* Data extract
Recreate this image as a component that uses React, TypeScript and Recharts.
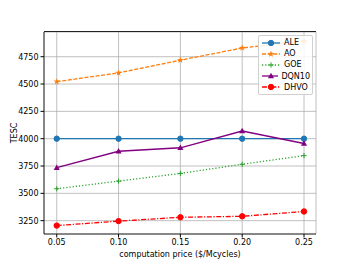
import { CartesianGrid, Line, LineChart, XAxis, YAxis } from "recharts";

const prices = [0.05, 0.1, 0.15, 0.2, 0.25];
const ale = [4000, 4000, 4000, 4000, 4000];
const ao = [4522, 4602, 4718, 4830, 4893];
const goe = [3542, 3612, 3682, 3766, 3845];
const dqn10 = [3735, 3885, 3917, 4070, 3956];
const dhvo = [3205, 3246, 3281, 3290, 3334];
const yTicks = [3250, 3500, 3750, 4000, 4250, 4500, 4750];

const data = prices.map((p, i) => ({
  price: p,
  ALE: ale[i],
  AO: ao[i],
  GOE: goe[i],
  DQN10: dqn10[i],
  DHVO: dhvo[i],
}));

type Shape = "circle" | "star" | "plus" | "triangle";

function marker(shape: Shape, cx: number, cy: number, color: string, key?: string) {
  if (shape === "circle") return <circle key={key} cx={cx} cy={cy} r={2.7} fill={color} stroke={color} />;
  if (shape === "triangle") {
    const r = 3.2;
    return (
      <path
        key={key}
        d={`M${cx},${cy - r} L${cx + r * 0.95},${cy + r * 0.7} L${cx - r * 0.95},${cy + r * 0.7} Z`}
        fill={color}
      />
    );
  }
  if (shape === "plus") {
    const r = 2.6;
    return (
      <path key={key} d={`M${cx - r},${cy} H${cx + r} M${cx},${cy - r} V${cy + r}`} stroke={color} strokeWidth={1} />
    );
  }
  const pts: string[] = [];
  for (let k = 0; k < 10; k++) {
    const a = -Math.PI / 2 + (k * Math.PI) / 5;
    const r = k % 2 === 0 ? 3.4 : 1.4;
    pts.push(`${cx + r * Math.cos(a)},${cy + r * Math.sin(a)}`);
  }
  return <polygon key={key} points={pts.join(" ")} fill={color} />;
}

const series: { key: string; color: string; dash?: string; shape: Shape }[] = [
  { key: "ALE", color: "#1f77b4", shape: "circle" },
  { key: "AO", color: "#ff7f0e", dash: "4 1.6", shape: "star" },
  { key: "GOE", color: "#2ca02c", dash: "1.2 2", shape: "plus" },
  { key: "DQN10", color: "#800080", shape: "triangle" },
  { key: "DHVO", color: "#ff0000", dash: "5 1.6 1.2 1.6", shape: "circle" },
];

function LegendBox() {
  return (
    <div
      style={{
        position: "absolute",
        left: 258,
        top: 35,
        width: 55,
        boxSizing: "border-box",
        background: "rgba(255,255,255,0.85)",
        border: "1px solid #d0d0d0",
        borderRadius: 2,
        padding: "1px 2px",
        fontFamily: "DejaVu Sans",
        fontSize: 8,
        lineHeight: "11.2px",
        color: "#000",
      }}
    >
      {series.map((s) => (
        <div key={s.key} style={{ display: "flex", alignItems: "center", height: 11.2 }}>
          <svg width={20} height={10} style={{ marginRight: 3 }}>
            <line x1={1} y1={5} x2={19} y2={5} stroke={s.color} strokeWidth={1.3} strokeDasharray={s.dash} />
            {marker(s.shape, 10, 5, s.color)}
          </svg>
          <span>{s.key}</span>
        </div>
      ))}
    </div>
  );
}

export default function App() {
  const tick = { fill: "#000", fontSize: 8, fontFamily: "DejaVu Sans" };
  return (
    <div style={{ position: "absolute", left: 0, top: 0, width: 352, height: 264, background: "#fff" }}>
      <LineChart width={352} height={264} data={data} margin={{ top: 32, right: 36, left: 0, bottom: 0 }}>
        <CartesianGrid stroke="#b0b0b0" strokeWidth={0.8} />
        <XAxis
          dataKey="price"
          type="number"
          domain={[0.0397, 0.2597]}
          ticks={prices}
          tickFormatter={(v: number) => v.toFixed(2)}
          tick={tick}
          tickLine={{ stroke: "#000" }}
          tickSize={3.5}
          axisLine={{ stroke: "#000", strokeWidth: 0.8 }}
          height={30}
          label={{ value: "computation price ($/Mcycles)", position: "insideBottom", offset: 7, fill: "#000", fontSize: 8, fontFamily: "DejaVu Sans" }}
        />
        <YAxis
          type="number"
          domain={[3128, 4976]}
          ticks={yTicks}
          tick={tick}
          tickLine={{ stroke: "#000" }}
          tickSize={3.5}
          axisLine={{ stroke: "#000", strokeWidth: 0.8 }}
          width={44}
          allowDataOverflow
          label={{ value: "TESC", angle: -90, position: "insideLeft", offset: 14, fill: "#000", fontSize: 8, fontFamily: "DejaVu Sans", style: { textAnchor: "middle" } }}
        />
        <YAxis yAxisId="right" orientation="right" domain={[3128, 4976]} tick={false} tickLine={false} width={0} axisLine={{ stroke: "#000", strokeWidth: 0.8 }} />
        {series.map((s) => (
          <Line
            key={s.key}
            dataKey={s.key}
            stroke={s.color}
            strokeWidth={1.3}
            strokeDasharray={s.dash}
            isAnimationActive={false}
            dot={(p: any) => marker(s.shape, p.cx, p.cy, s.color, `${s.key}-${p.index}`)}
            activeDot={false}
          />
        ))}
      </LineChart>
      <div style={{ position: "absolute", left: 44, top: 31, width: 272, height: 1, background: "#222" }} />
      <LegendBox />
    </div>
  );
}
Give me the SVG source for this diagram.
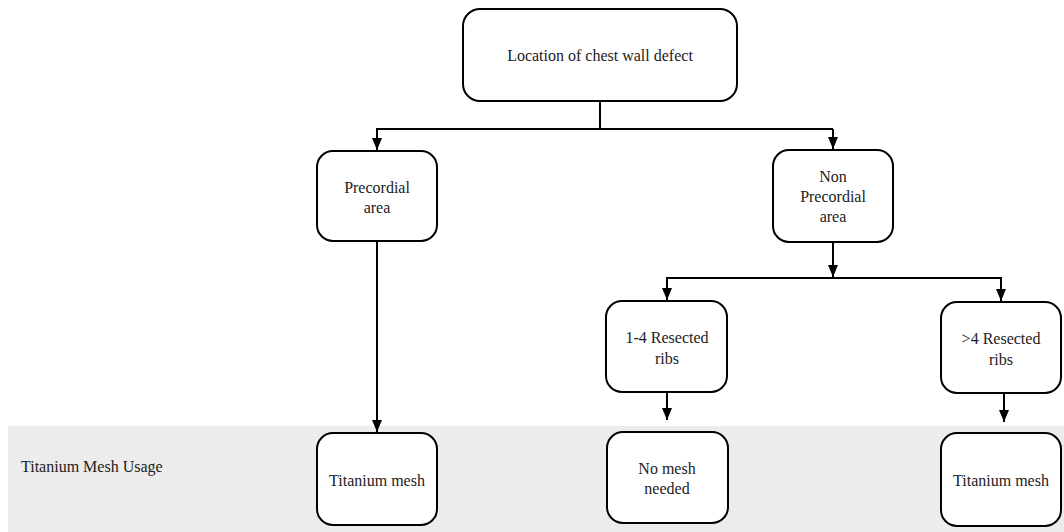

* Exercise aim
Only the number is needed: state how many lines in the listing contain "this".

* Reply
2